Every dweeb can have his day, at least in the wild, wacky world of Nerds:// A Musical Software Satire. Only in this delightfully zany entry in the New York Musical Theatre Festival can the King of Geeks become the King of Cool overnight, can computer programmers moonlight as sex symbols, and can Bill Gates spit out a rap that would make Eminem fume with envy.
You're unlikely to see a more shocking first-act finale at NYMF - or anywhere else this year - than Microsoft doyens Gates and Paul Allen busting a move on the hip-hop circuit to promote the release of Windows and assert their dominance over Apple. Yes, it's a visual gag and the cheapest laugh imaginable. But how better to demonstrate counterculture's complete assimilation into the mainstream than to have the ultimate outsider morph into a pop icon? Isn't that - on some level - exactly what really happened?
Such subversive humor, rife throughout the show, comes naturally to writers Jordan Allen-Dutton and Erik Weiner (book and lyrics) and Hal Goldberg (music), who make this the funniest and most lovable collection of awkward anti-socialites this side of The 25th Annual Putnam County Spelling Bee. The writers even do the unthinkable and make this story about business, technology, deception, and (after a fashion) love accessible: Reducing Gates (Sean Dugan) and Allen (Jeremy Ellison-Gladstone) to sex-starved geniuses who could be vacationing from a John Hughes movie gives it an immediate, popular relevance to potential audiences.
If a few jokes, particularly involving a muse named Oracle who descends to cast some heavenly light on the second act, are aimed at their more hardcore tech fan base and devoted Slashdotters, such moments are generally few and far between. For the most part, following the story is little challenge: Gates and Allen's domination of the computer industry is presented parallel with the story of Steve Jobs and Steve Wozniak (Anthony Holds and Thadd Krueger), the more forward-thinking competition who appropriate Apple's graphical interface from Xerox but rest on their laurels and miss out on their own chance for technological domination. Two women, Myrtle and Sally (Trisha Rapier and Jessica-Snow Wilson) provide a measuring stick for Gates and Jobs to track what they gain and lose along the way.

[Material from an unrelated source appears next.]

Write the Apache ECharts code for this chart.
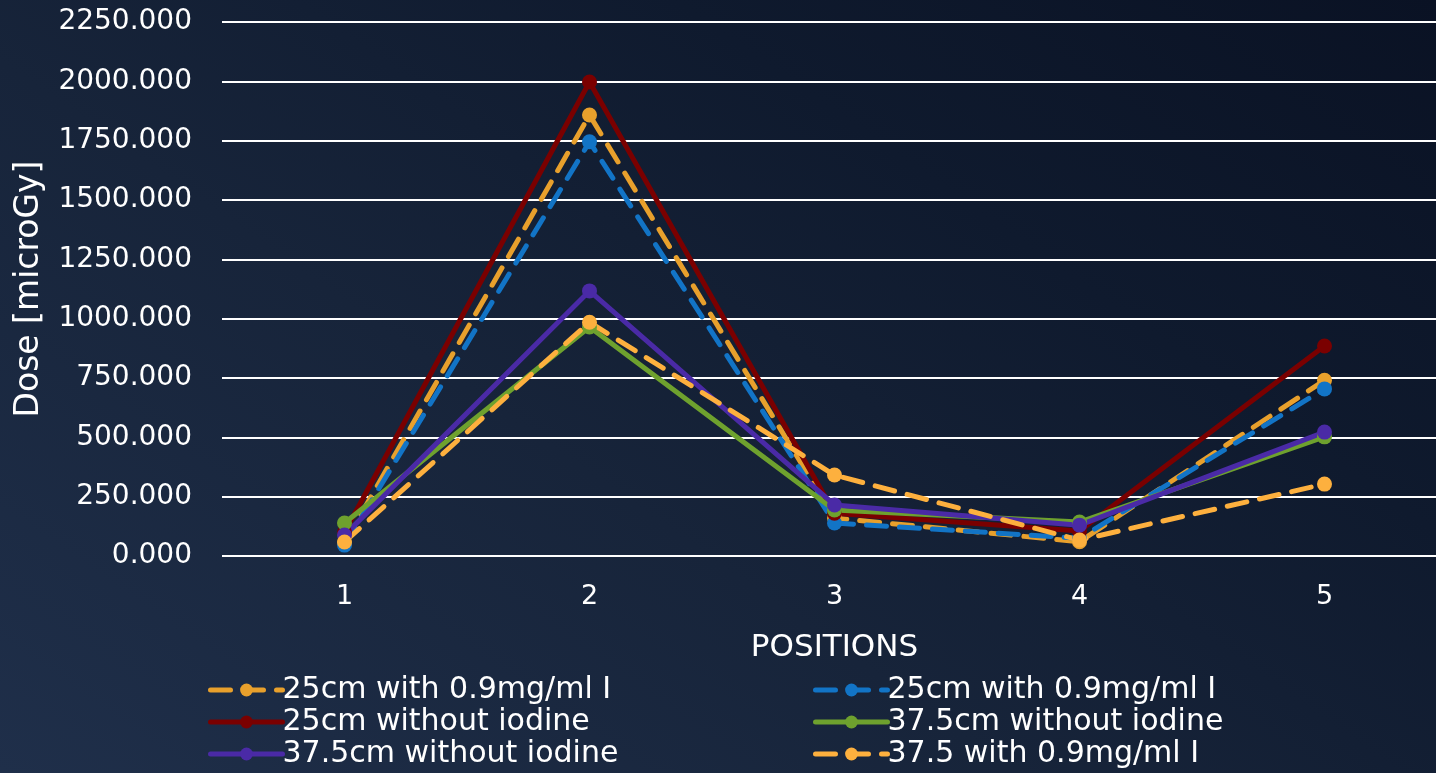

Yes, this is all conventional musical territory, but its utmost seriousness on one level and its wickedly satirical bent on another prevent even a hint of dryness from creeping into the proceedings. Lines like "Where are the DOS groupies?" are irresistible enough, but when IBM is depicted as a cross between a covert government agency and a secret society, when Gates and Allen's idea of a showstopper is repeating the words "nerd" and "action" ad infinitum, and when Gates attempts to buy the United States justice system with self-printed monopoly money, it's hard not to love the show and the relentless creativity behind it.
Andy Goldberg's incisive direction, Dan Knechtges's fervent choreography, and Kevin R. Frech's crackerjack projections and video make this a high-voltage outing, and Nadia DiGiallonardo's musical direction and band are top-notch. But only two performers truly stand out: Holds brings a lot of swarthy sex appeal to Jobs, granting him enough charisma to believably trounce his weak-willed competition; Wilson is impossibly sweet in her clueless role, and taps into an innocence so pure that one suspects it isn't fully present in the script. The other performers, who include William Selby as the eyepatch-wearing CEO of IBM, are thoroughly professional but functional, businessmen and women who've mastered the presentation but not the hard sell.
One could also complain about the lyrics, which occasionally border on the anachronistic and are in a few places too dense to be as clever as intended. But this is a musical that, like the people it documents, most thrives when not playing by established rules. As the writers remind us in the final number, "We Are All Just Nerds," we're all on the fringes of society in some way, but everyone has the potential to contribute something valuable, important, or even world-changing. That message, and the infinite loop of fun that the rest of Nerds is so dizzily caught in, makes even the more bitter moments a joy to swallow.